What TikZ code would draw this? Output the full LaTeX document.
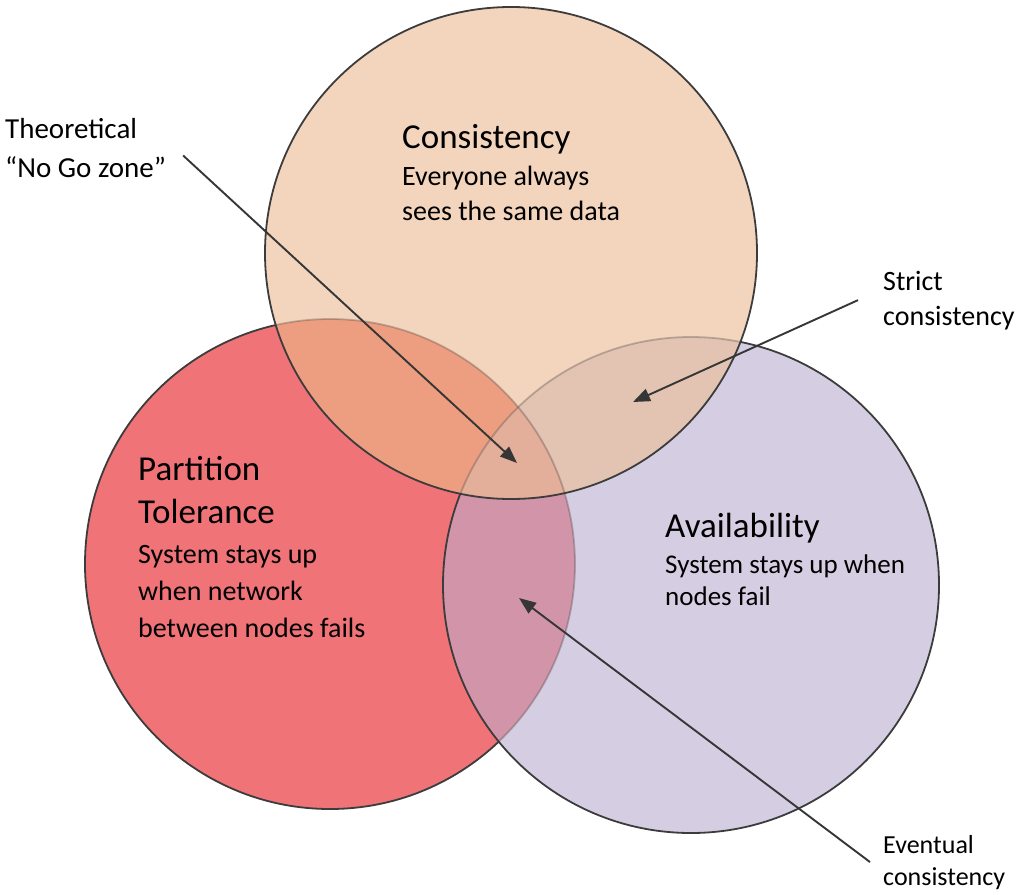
\documentclass[tikz,border=0pt]{standalone}
\usepackage{fontspec}
\setmainfont{Carlito}
\usetikzlibrary{arrows.meta}

\definecolor{consfill}{HTML}{F3D5BE}
\definecolor{partfill}{HTML}{EF7377}
\definecolor{availfill}{HTML}{D5CEE2}
\definecolor{cpfill}{HTML}{EE9E80}
\definecolor{cafill}{HTML}{E3C3B1}
\definecolor{pafill}{HTML}{D294A9}
\definecolor{allfill}{HTML}{E3AE9A}
\definecolor{ringgray}{HTML}{3C3C3C}
\definecolor{arrowgray}{HTML}{363636}

\begin{document}
\begin{tikzpicture}[x=1pt,y=-1pt,
	ring/.style={draw=ringgray,line width=1.8pt},
	faintring/.style={draw=ringgray,draw opacity=0.3,line width=1.8pt},
	pointer/.style={draw=arrowgray,line width=1.9pt,-{Triangle[length=17pt,width=13pt]}},
	title/.style={font=\fontsize{35}{43}\selectfont,anchor=base west,inner sep=0pt,align=left},
	subtitle/.style={font=\fontsize{28}{37}\selectfont,anchor=base west,inner sep=0pt,align=left},
	callout/.style={font=\fontsize{29}{36}\selectfont,anchor=base west,inner sep=0pt,align=left}]
	\useasboundingbox (0,0) rectangle (1032,894);
	\coordinate (P) at (330,564);
	\coordinate (A) at (691,585);
	\coordinate (C) at (511,253);

	% partition tolerance
	\fill[partfill] (P) circle[radius=245];
	\draw[ring] (P) circle[radius=245];

	% availability
	\fill[availfill] (A) circle[radius=248];
	\begin{scope}
		\clip (P) circle[radius=245];
		\fill[pafill] (A) circle[radius=248];
	\end{scope}
	\begin{scope}
		\clip (A) circle[radius=248];
		\draw[faintring] (P) circle[radius=245];
	\end{scope}
	\draw[ring] (A) circle[radius=248];

	% consistency
	\fill[consfill] (C) circle[radius=246];
	\begin{scope}
		\clip (C) circle[radius=246];
		\fill[cpfill] (P) circle[radius=245];
		\fill[cafill] (A) circle[radius=248];
		\begin{scope}
			\clip (P) circle[radius=245];
			\fill[allfill] (A) circle[radius=248];
		\end{scope}
		\draw[faintring] (P) circle[radius=245];
		\draw[faintring] (A) circle[radius=248];
	\end{scope}
	\draw[ring] (C) circle[radius=246];

	% texts (anchored at the baseline of the last line)
	\node[title] (cons) at (402,148) {Consistency};
	\node[subtitle,font=\fontsize{28}{35}\selectfont] (cons-sub) at (402,220) {Everyone always\\sees the same data};
	\node[title] (part) at (138,523) {Partition\\Tolerance};
	\node[subtitle] (part-sub) at (138,637) {System stays up\\when network\\between nodes fails};
	\node[title] (avail) at (665,537) {Availability};
	\node[subtitle,font=\fontsize{27}{32}\selectfont] (avail-sub) at (665,605) {System stays up when\\nodes fail};

	\node[callout,font=\fontsize{29}{39}\selectfont] (nogo) at (5,177) {Theoretical\\“No Go zone”};
	\node[callout,font=\fontsize{28}{35}\selectfont] (strict) at (883,325) {Strict\\consistency};
	\node[callout,font=\fontsize{26}{32}\selectfont] (eventual) at (883,885) {Eventual\\consistency};

	% pointers
	\coordinate (nogo-tip) at (517,463);
	\coordinate (strict-tip) at (633,402);
	\coordinate (eventual-tip) at (519,598);
	\draw[pointer] ([shift={(17,8)}]nogo.east) -- (nogo-tip);
	\draw[pointer] ([xshift=-25pt]strict.west) -- (strict-tip);
	\draw[pointer] ([xshift=-13pt]eventual.west) -- (eventual-tip);
\end{tikzpicture}
\end{document}
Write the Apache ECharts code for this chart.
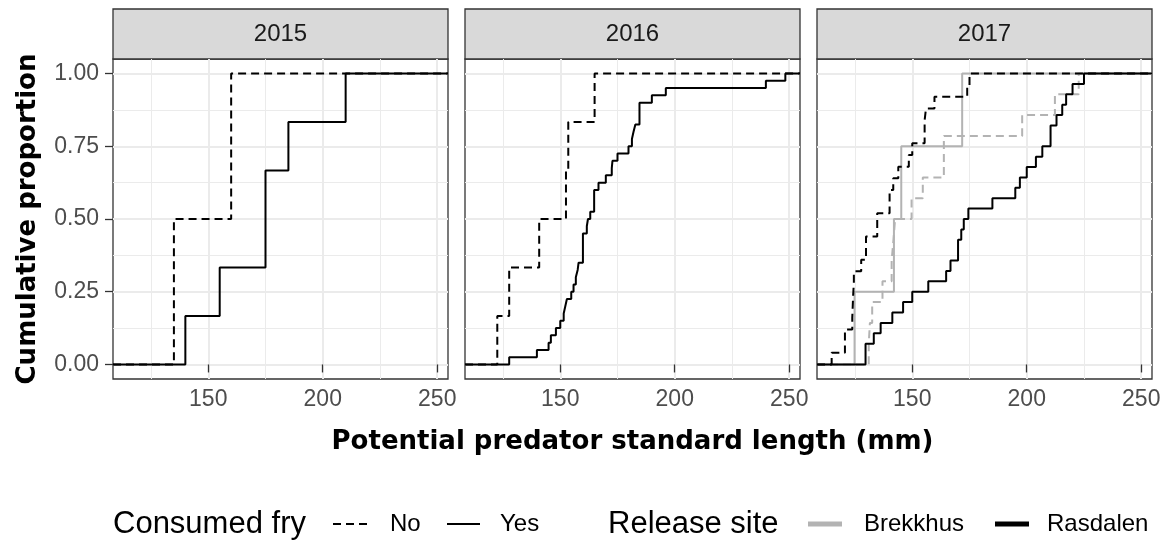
<!DOCTYPE html>
<html>
<head>
<meta charset="utf-8">
<title>Cumulative proportion of potential predator length</title>
<script src="https://cdn.jsdelivr.net/npm/echarts@6/dist/echarts.min.js"></script>
<style>
  html, body { margin: 0; padding: 0; background: #fff; }
  #chart { width: 1168px; height: 540px; }
</style>
</head>
<body>
<div id="chart"></div>
<script>
const years = ['2015', '2016', '2017']
const xTicks = [150, 200, 250]
const xMinor = [125, 175, 225]
const yTicks = [0, 0.25, 0.5, 0.75, 1]
const yMinor = [0.125, 0.375, 0.625, 0.875]

// standard length (mm) of each potential predator, per year / release site / consumed fry
const ras2015No = [135, 160]
const ras2015Yes = [140, 155, 175, 175, 185, 210]
const ras2016No = [122.5, 127.7, 140.8, 152.5, 153.5, 165]
const ras2016Yes = [127.7, 139.8, 144.9, 145.9, 148.1, 150, 151.5, 152.2, 152.9, 154.8,
  155.8, 156.8, 157.6, 158, 159.9, 159.9, 159.9, 159.9, 161.6, 162.1,
  163.1, 164.8, 164.8, 164.8, 166.7, 169.9, 172.5, 172.8, 175, 179.8,
  181.3, 182, 182.8, 184.6, 184.6, 184.6, 190, 196.1, 239.8, 248.3]
const brek2017No = [131, 131.5, 132.5, 137, 141, 141.8, 142.5, 149.7, 154.6, 163.8,
  163.8, 198, 212.3, 222.7]
const brek2017Yes = [124.8, 142, 145.2, 171.8]
const ras2017No = [114.8, 120.6, 120.6, 123.8, 124, 124.2, 124.5, 124.5, 127.7, 129.8,
  129.8, 134.7, 134.7, 140.1, 140.1, 141.7, 143.9, 148.5, 150, 155.4,
  155.4, 156, 159.7, 174, 175]
const ras2017Yes = [129.6, 129.6, 133.2, 136.2, 141.3, 146, 150, 157, 164.8, 166.7,
  170, 170, 171.4, 172.5, 174.5, 185, 195, 197, 200, 204,
  206.8, 210.4, 210.4, 213, 215.5, 217.2, 220, 225]

const groups = [
  { year: 0, site: 'Rasdalen', fry: 'No', values: ras2015No },
  { year: 0, site: 'Rasdalen', fry: 'Yes', values: ras2015Yes },
  { year: 1, site: 'Rasdalen', fry: 'No', values: ras2016No },
  { year: 1, site: 'Rasdalen', fry: 'Yes', values: ras2016Yes },
  { year: 2, site: 'Brekkhus', fry: 'No', values: brek2017No },
  { year: 2, site: 'Brekkhus', fry: 'Yes', values: brek2017Yes },
  { year: 2, site: 'Rasdalen', fry: 'No', values: ras2017No },
  { year: 2, site: 'Rasdalen', fry: 'Yes', values: ras2017Yes }
]

const XMIN = 108.4
const XMAX = 254.7
const YMIN = -0.05
const YMAX = 1.05

const siteColor = { Brekkhus: '#b3b3b3', Rasdalen: '#000000' }
const fryDash = { No: [8, 5], Yes: 'solid' }

const panelLeft = [113, 465, 817]
const panelWidth = 335
const panelTop = 59
const panelHeight = 320
const stripTop = 9

const tickFont = 'Liberation Sans'
const titleFont = 'DejaVu Sans'

function ecdf(values) {
  const sorted = values.slice().sort((a, b) => a - b)
  const n = sorted.length
  const pts = [[XMIN, 0]]
  sorted.forEach((v, i) => pts.push([v, (i + 1) / n]))
  pts.push([XMAX, 1])
  return pts
}

const grids = []
const xAxes = []
const yAxes = []
years.forEach((y, g) => {
  grids.push({
    left: panelLeft[g], top: panelTop, width: panelWidth, height: panelHeight,
    show: true, borderColor: '#333333', borderWidth: 1.3, backgroundColor: 'transparent'
  })
  // major x
  xAxes.push({
    gridIndex: g, type: 'value', min: XMIN, max: XMAX,
    axisLine: { show: false },
    axisTick: { show: true, length: 8, customValues: xTicks, lineStyle: { color: '#333333', width: 1.3 } },
    axisLabel: { show: true, customValues: xTicks, margin: 9, fontSize: 23, fontFamily: tickFont, color: '#4d4d4d' },
    splitLine: { show: true, lineStyle: { color: '#ebebeb', width: 2 } },
    name: g === 1 ? 'Potential predator standard length (mm)' : '',
    nameLocation: 'middle',
    nameGap: 50,
    nameTextStyle: { fontSize: 26, fontWeight: 'bold', fontFamily: titleFont, color: '#000' }
  })
  // minor x
  xAxes.push({
    gridIndex: g, type: 'value', min: XMIN, max: XMAX, position: 'bottom',
    axisLine: { show: false },
    axisTick: { show: false, customValues: xMinor },
    axisLabel: { show: false },
    splitLine: { show: true, lineStyle: { color: '#ebebeb', width: 1 } }
  })
  yAxes.push({
    gridIndex: g, type: 'value', min: YMIN, max: YMAX,
    axisLine: { show: false },
    axisTick: { show: g === 0, length: 8, customValues: yTicks, lineStyle: { color: '#333333', width: 1.3 } },
    axisLabel: {
      show: g === 0, customValues: yTicks, margin: 14, fontSize: 23, fontFamily: tickFont, color: '#4d4d4d',
      formatter: v => v.toFixed(2)
    },
    splitLine: { show: true, lineStyle: { color: '#ebebeb', width: 2 } },
    name: g === 0 ? 'Cumulative proportion' : '',
    nameLocation: 'middle',
    nameRotate: 90,
    nameGap: 72,
    nameTextStyle: { fontSize: 26, fontWeight: 'bold', fontFamily: titleFont, color: '#000' }
  })
  yAxes.push({
    gridIndex: g, type: 'value', min: YMIN, max: YMAX, position: 'left',
    axisLine: { show: false },
    axisTick: { show: false, customValues: yMinor },
    axisLabel: { show: false },
    splitLine: { show: true, lineStyle: { color: '#ebebeb', width: 1 } }
  })
})

// grey first so black lines sit on top
const ordered = groups.filter(d => d.site === 'Brekkhus').concat(groups.filter(d => d.site !== 'Brekkhus'))
const series = ordered.map(d => ({
  type: 'line',
  name: years[d.year] + ' ' + d.site + ' ' + d.fry,
  xAxisIndex: d.year * 2,
  yAxisIndex: d.year * 2,
  data: ecdf(d.values),
  step: 'end',
  symbol: 'none',
  silent: true,
  lineStyle: { color: siteColor[d.site], width: 2, type: fryDash[d.fry] }
}))

const graphic = []
years.forEach((y, g) => {
  graphic.push({
    type: 'rect',
    shape: { x: panelLeft[g], y: stripTop, width: panelWidth, height: panelTop - stripTop },
    style: { fill: '#d9d9d9', stroke: '#333333', lineWidth: 1.3 }
  })
  graphic.push({
    type: 'text',
    x: panelLeft[g] + panelWidth / 2,
    y: (stripTop + panelTop) / 2,
    style: { text: y, font: '24px "Liberation Sans"', fill: '#1a1a1a', align: 'center', verticalAlign: 'middle' }
  })
})

// legend
const legY = 524
const legTitleFont = '31px "Liberation Sans"'
const legLabelFont = '24px "Liberation Sans"'
graphic.push(
  { type: 'text', x: 113, y: legY, style: { text: 'Consumed fry', font: legTitleFont, fill: '#000', verticalAlign: 'middle' } },
  { type: 'line', shape: { x1: 333, y1: legY, x2: 368, y2: legY }, style: { stroke: '#000', lineWidth: 2, lineDash: [8, 5] } },
  { type: 'text', x: 390, y: legY, style: { text: 'No', font: legLabelFont, fill: '#000', verticalAlign: 'middle' } },
  { type: 'line', shape: { x1: 447, y1: legY, x2: 480, y2: legY }, style: { stroke: '#000', lineWidth: 2 } },
  { type: 'text', x: 500, y: legY, style: { text: 'Yes', font: legLabelFont, fill: '#000', verticalAlign: 'middle' } },
  { type: 'text', x: 608, y: legY, style: { text: 'Release site', font: legTitleFont, fill: '#000', verticalAlign: 'middle' } },
  { type: 'line', shape: { x1: 808, y1: legY, x2: 842, y2: legY }, style: { stroke: siteColor.Brekkhus, lineWidth: 5 } },
  { type: 'text', x: 864, y: legY, style: { text: 'Brekkhus', font: legLabelFont, fill: '#000', verticalAlign: 'middle' } },
  { type: 'line', shape: { x1: 995, y1: legY, x2: 1029, y2: legY }, style: { stroke: siteColor.Rasdalen, lineWidth: 5 } },
  { type: 'text', x: 1047, y: legY, style: { text: 'Rasdalen', font: legLabelFont, fill: '#000', verticalAlign: 'middle' } }
)

const chart = echarts.init(document.getElementById('chart'), null, { renderer: 'canvas' })
chart.setOption({
  animation: false,
  backgroundColor: '#ffffff',
  grid: grids,
  xAxis: xAxes,
  yAxis: yAxes,
  series: series,
  graphic: graphic
})
</script>
</body>
</html>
________________________
> **PROBLEM DETAILS**
Everything from the line that contains "Write the Apache ECharts code for this chart." down to the line that contains "const yMinor = [0.125, 0.375, 0.625, 0.875]" should be written out exactly, end lines too, minus the pictures.

> **TASK RESPONSE**
Write the Apache ECharts code for this chart.
<!DOCTYPE html>
<html>
<head>
<meta charset="utf-8">
<title>Cumulative proportion of potential predator length</title>
<script src="https://cdn.jsdelivr.net/npm/echarts@6/dist/echarts.min.js"></script>
<style>
  html, body { margin: 0; padding: 0; background: #fff; }
  #chart { width: 1168px; height: 540px; }
</style>
</head>
<body>
<div id="chart"></div>
<script>
const years = ['2015', '2016', '2017']
const xTicks = [150, 200, 250]
const xMinor = [125, 175, 225]
const yTicks = [0, 0.25, 0.5, 0.75, 1]
const yMinor = [0.125, 0.375, 0.625, 0.875]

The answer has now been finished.